> **Instruction**:
The material below has pictures in it. Set down only the lines from the line containing "Write a LaTeX" through the line containing "(0,0) rectangle (637,1193);", word for word, and leave the pictures behind.

Entries with chart source code
————————
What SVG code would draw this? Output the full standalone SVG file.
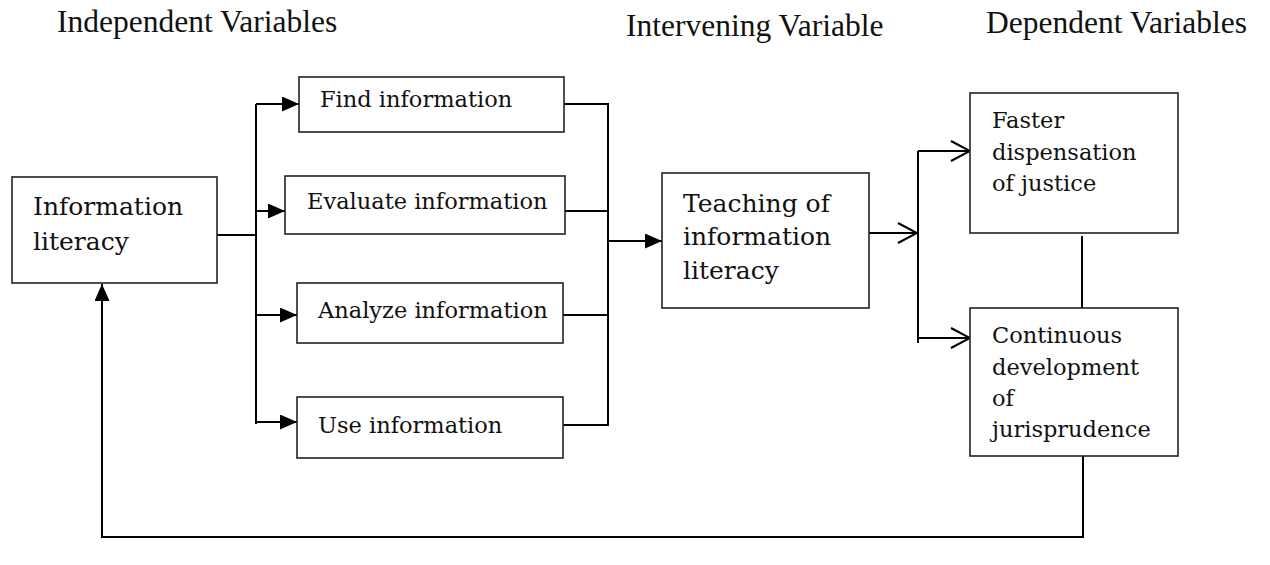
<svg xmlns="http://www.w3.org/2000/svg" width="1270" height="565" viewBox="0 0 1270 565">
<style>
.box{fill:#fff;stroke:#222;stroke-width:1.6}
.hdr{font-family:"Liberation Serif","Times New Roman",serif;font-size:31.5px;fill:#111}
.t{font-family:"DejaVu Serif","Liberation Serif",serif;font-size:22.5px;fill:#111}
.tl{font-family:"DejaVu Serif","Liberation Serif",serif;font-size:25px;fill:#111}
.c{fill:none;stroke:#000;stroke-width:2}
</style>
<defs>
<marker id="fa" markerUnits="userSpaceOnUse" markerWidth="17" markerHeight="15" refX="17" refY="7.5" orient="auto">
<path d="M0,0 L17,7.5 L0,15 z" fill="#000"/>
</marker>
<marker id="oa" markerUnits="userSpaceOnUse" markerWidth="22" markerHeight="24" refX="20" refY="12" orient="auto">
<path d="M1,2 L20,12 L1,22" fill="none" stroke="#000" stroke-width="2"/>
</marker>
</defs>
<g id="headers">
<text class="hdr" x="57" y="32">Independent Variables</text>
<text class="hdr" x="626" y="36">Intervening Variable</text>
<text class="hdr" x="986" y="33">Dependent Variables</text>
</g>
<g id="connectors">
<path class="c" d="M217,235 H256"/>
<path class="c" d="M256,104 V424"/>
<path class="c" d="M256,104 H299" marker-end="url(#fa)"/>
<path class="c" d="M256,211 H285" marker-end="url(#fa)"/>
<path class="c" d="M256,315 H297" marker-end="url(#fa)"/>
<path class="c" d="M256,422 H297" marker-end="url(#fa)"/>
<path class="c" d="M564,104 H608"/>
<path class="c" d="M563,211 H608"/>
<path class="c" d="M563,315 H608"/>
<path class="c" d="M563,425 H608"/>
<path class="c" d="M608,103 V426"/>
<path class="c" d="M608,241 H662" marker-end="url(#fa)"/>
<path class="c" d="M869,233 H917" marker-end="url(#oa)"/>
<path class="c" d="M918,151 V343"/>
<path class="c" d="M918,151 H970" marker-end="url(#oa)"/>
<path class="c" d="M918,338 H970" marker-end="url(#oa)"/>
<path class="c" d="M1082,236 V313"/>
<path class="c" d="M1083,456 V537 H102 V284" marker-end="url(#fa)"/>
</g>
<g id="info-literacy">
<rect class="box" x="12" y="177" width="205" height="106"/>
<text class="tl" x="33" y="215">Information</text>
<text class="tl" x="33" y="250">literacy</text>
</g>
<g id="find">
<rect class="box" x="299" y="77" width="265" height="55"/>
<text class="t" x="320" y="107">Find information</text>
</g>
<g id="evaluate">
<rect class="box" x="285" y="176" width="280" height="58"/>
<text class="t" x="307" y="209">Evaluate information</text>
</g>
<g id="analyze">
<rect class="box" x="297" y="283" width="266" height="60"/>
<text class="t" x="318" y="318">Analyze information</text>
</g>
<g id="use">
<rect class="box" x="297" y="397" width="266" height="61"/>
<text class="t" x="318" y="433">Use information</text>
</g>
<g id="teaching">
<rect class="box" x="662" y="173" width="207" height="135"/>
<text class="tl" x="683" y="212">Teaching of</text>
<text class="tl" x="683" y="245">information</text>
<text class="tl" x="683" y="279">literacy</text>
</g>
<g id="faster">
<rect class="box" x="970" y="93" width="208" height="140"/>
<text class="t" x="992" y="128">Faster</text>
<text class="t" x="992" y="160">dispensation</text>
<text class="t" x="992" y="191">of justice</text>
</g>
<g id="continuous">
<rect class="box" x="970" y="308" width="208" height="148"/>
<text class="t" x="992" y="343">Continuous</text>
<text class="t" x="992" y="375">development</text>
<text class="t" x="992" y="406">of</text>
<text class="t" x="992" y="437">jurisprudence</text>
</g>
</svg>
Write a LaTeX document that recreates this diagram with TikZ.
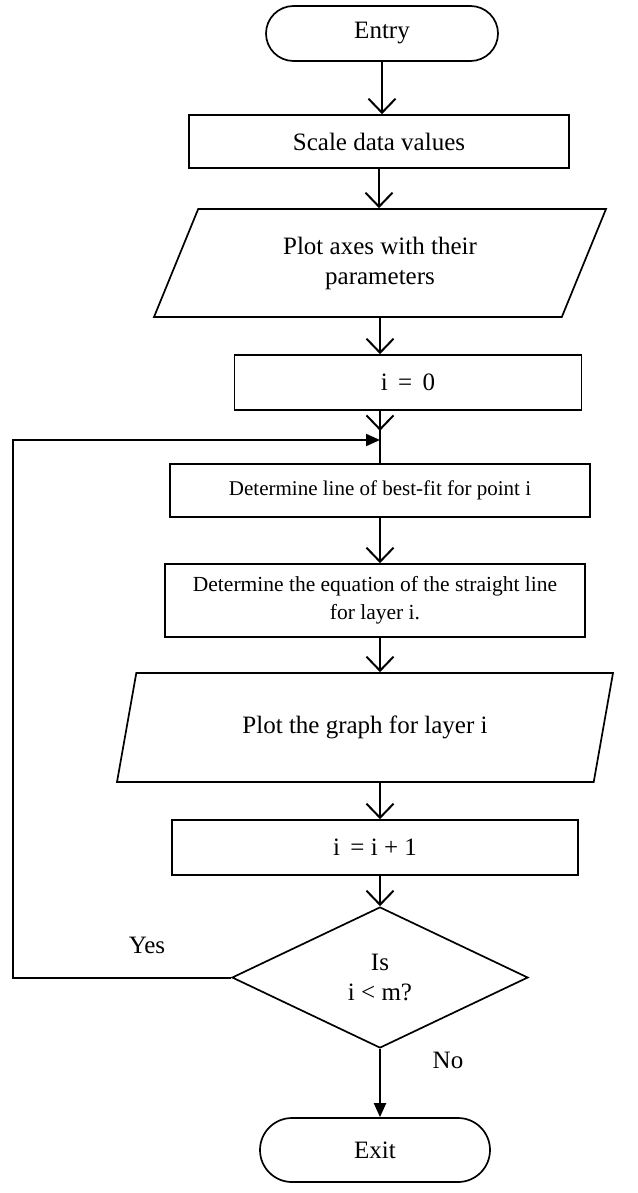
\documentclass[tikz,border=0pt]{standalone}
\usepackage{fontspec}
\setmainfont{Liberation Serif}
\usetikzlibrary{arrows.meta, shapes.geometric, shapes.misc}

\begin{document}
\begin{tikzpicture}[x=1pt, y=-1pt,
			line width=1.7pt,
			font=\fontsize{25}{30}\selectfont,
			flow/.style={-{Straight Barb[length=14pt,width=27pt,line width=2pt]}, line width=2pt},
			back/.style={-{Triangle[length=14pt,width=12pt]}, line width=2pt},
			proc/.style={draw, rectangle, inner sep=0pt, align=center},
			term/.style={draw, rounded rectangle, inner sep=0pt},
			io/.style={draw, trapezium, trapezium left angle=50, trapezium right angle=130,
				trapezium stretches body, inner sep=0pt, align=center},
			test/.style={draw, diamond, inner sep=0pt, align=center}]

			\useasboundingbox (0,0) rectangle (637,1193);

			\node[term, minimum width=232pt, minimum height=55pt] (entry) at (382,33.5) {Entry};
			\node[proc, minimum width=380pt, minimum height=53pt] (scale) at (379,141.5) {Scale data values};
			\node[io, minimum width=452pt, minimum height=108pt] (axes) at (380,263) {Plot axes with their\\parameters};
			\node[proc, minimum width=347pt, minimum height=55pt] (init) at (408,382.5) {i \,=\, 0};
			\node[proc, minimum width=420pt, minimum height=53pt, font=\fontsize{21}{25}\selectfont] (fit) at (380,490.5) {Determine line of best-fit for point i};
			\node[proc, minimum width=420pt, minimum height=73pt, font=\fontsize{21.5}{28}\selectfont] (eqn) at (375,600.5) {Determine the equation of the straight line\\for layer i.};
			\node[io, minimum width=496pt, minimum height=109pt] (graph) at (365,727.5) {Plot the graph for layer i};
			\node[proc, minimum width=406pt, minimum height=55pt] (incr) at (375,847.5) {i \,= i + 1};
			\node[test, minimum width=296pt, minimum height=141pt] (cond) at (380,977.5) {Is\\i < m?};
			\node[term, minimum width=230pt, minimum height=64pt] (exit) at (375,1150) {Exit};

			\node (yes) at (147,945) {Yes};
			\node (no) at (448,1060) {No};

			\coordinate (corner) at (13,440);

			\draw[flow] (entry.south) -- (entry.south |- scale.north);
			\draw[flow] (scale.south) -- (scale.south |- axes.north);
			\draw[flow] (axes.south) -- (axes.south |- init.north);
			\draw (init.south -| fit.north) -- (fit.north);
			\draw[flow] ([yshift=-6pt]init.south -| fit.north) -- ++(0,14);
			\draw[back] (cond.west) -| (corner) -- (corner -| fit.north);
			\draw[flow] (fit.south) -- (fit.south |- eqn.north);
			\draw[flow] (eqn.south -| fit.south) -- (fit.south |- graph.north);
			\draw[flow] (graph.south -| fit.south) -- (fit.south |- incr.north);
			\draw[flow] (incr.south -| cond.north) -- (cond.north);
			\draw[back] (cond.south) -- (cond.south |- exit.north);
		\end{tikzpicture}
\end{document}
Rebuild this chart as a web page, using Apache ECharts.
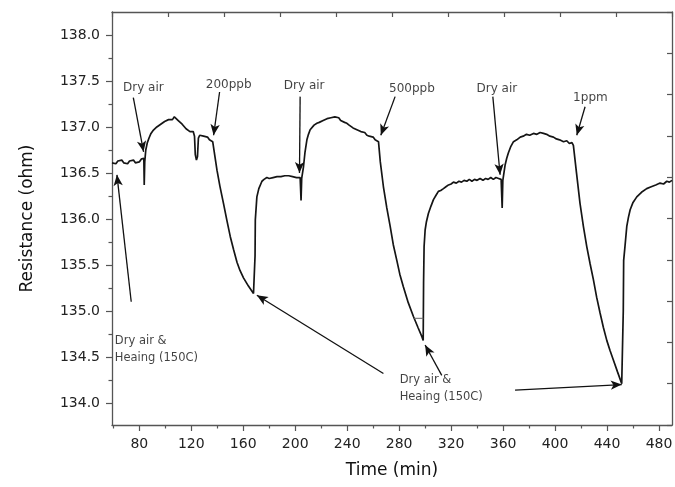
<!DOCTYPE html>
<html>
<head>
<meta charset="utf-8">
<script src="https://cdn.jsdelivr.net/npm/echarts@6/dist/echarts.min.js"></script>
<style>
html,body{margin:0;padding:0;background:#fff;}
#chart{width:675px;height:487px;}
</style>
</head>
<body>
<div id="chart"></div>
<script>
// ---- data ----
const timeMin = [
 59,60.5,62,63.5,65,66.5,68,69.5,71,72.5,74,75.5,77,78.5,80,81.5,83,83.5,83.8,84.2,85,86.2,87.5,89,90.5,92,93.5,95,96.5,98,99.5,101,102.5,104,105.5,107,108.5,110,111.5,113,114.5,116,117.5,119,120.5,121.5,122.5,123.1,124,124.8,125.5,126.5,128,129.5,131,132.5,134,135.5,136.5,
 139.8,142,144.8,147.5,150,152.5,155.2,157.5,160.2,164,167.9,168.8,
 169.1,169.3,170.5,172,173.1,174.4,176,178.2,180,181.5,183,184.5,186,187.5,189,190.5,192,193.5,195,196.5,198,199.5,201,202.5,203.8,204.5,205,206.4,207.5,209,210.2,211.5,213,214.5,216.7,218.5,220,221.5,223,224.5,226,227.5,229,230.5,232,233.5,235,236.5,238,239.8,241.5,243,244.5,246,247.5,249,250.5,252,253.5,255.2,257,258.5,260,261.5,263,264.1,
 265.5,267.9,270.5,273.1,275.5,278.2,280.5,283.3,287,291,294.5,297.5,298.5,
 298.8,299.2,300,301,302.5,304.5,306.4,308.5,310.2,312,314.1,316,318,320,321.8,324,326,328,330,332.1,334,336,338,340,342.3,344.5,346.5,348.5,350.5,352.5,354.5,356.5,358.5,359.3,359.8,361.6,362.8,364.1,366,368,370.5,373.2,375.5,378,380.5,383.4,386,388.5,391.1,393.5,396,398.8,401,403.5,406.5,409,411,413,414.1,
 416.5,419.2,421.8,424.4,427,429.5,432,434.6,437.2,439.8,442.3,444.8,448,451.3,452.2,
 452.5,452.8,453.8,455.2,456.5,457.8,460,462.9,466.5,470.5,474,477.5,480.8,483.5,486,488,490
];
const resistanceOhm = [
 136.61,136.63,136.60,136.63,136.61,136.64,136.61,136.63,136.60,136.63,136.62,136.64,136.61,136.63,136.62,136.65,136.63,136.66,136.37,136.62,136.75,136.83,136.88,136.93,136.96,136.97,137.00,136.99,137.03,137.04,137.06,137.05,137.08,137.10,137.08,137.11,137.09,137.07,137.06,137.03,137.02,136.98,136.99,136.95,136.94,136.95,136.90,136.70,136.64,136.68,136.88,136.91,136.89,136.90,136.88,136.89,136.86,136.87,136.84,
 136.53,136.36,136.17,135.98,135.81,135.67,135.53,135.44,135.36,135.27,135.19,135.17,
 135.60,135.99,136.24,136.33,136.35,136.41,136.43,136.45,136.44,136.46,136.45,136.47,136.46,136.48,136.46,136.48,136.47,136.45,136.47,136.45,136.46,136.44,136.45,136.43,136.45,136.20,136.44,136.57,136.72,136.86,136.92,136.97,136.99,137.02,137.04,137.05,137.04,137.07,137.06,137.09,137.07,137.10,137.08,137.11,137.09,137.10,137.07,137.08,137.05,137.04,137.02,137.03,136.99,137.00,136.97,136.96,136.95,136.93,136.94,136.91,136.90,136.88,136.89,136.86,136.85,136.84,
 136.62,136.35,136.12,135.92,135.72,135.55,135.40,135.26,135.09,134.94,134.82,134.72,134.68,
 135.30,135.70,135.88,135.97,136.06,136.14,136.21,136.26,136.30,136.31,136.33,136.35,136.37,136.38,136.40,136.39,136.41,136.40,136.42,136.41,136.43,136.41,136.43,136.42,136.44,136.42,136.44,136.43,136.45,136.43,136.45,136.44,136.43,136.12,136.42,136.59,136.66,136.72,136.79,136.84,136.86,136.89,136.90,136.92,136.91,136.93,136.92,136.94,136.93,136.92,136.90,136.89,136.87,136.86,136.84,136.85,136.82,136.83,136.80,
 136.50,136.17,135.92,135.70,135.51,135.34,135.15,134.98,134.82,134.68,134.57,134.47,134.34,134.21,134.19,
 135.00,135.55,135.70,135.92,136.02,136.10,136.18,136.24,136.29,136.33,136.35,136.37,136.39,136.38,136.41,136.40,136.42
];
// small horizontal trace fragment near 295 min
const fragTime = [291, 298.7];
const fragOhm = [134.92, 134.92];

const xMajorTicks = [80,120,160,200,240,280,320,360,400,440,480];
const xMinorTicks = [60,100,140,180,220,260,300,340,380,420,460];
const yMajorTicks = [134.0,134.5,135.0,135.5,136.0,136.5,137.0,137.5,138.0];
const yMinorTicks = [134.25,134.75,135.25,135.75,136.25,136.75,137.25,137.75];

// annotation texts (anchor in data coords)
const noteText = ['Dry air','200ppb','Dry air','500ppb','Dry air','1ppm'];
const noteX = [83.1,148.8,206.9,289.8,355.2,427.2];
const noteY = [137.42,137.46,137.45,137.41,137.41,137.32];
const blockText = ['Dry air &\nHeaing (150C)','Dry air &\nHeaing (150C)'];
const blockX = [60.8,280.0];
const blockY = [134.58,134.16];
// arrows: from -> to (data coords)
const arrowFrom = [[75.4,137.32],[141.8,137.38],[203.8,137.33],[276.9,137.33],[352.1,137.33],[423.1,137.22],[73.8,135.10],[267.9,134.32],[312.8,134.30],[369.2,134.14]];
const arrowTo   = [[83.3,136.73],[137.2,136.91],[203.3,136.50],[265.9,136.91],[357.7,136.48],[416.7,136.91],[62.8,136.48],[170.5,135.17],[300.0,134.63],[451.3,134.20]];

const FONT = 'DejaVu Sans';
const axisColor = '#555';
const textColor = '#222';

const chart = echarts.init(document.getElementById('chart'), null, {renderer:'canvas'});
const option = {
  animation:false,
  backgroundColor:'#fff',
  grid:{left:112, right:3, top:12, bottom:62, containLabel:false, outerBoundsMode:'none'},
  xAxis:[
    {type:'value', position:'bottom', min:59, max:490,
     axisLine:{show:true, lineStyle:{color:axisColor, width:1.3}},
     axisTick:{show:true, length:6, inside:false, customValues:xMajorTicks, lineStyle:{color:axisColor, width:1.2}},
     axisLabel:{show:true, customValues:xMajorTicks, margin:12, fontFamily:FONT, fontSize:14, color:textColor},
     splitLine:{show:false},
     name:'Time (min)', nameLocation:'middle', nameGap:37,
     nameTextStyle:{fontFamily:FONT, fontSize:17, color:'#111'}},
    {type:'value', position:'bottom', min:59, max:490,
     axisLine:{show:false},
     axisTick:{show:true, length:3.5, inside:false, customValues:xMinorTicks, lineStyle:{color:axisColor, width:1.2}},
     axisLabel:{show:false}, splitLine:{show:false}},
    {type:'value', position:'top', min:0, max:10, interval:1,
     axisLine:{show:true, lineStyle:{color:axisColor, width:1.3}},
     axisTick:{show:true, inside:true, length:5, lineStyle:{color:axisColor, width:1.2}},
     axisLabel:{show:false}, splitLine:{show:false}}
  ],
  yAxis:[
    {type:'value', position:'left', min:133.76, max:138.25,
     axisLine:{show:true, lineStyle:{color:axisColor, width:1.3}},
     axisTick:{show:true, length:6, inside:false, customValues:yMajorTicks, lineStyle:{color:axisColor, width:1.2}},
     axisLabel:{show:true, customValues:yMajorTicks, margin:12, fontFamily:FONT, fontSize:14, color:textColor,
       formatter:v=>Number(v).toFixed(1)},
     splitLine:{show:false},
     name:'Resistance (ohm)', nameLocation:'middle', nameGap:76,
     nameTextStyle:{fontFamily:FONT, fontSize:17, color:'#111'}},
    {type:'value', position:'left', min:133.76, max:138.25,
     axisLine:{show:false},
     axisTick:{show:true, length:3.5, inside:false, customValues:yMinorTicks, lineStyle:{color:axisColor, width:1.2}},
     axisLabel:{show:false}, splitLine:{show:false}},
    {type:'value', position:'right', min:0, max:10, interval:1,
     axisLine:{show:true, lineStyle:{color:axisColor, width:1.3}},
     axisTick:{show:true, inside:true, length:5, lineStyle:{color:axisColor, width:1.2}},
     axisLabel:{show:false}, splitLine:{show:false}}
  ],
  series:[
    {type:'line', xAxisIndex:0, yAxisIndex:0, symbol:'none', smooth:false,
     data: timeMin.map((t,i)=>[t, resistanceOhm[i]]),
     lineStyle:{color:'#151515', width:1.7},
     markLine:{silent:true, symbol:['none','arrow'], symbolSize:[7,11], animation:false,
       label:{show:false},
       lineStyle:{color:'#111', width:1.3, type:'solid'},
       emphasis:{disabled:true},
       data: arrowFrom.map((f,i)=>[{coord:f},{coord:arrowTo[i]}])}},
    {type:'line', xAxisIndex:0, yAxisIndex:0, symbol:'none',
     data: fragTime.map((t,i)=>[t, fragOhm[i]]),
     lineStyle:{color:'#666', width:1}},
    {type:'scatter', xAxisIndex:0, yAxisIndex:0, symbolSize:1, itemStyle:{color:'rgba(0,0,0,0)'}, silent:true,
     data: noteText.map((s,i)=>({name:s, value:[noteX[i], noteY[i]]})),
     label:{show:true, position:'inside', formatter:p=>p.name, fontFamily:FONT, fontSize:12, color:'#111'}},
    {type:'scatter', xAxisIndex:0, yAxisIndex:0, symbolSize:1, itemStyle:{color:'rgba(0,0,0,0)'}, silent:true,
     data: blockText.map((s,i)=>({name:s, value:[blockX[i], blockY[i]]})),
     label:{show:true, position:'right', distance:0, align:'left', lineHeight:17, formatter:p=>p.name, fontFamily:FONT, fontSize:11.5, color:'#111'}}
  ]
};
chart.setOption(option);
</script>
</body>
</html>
————————
> **Completed task**:
Write a LaTeX document that recreates this diagram with TikZ.
\documentclass[tikz,border=0pt]{standalone}
\usepackage{fontspec}
\setmainfont{Liberation Serif}
\usetikzlibrary{arrows.meta, shapes.geometric, shapes.misc}

\begin{document}
\begin{tikzpicture}[x=1pt, y=-1pt,
			line width=1.7pt,
			font=\fontsize{25}{30}\selectfont,
			flow/.style={-{Straight Barb[length=14pt,width=27pt,line width=2pt]}, line width=2pt},
			back/.style={-{Triangle[length=14pt,width=12pt]}, line width=2pt},
			proc/.style={draw, rectangle, inner sep=0pt, align=center},
			term/.style={draw, rounded rectangle, inner sep=0pt},
			io/.style={draw, trapezium, trapezium left angle=50, trapezium right angle=130,
				trapezium stretches body, inner sep=0pt, align=center},
			test/.style={draw, diamond, inner sep=0pt, align=center}]

			\useasboundingbox (0,0) rectangle (637,1193);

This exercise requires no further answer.